Rapina al portavalori, l’ipotesi dei kalashnikov
Una trappola del tunnel, vigilanti aggrediti (ma nessuno ha riportato gravi ferite) e colpi sparati in aria per chiarire che sarebbe stato meglio arrendersi. Secondo quanto appreso alcune cartucce sarebbero state calibro 12: classico fucile a canne mozze. Il commando avrebbe utilizzato anche armi da guerra: dall’analisi dei colpi esplosi si capirà di che tipo. L’ipotesi è che si sia trattato di kalashinov. Un fatto ancora da riscontrare, sarà il calibro a chiarirlo: un 7,62 non lascerebbe dubbi sul tipo di mitragliatore utilizzato. Sembrano (e sono) dettagli tecnici: nulla però può essere lasciato al caso. Il tipo di arma utilizzata è il primo step investigativo, necessario per definire l’avvio dell’inchiesta che, naturalmente, passerà anche dalle testimonianze dei tre vigilantes aggrediti.

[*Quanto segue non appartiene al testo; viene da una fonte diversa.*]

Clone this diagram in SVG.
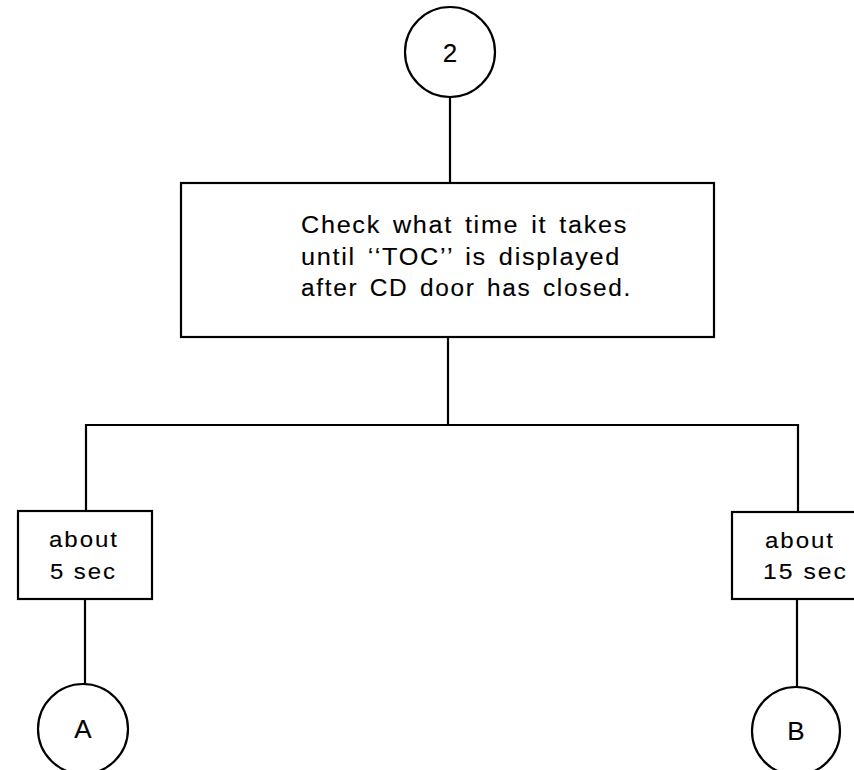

Rapina al portavalori, una delle auto rubata a Vibo
E dall’analisi delle videocamere di sorveglianza: quelle piazzate nelle vicinanze dello svincolo, sicuramente. E anche i sistemi nei pressi di Vibo Center, il centro commerciale di Vibo Valentia in cui è stata rubata una delle auto – una Fiat Panda – utilizzate per l’azione e poi data alle fiamme.
Anche la ricostruzione di quello che poteva apparire come un banale furto può offrire un tassello utile a ricostruire un puzzle complesso nel quale la criminalità organizzata non può non aver giocato un ruolo.
Una joint venture criminale per il bottino da 2 milioni
Molto difficile che un blitz così organizzato sia avvenuto all’insaputa delle cosche di quell’area del Reggino, anche se – lo insegnano i casi più recente – è probabile che l’azione sia stata strutturata su più livelli: banditi specializzati nelle rapine ai portavalori, ’ndrangheta, criminali comuni. Una joint venture ingolosita dal bottino: 2 milioni di euro. Solo in parte andati in fumo nell’esplosione che ha scardinato il portellone del mezzo blindato. Il resto ha lasciato la galleria e preso strade, per ora, sconosciute. Per ricostruire il tragitto ogni informazione può essere decisiva: anche il calibro di un proiettile.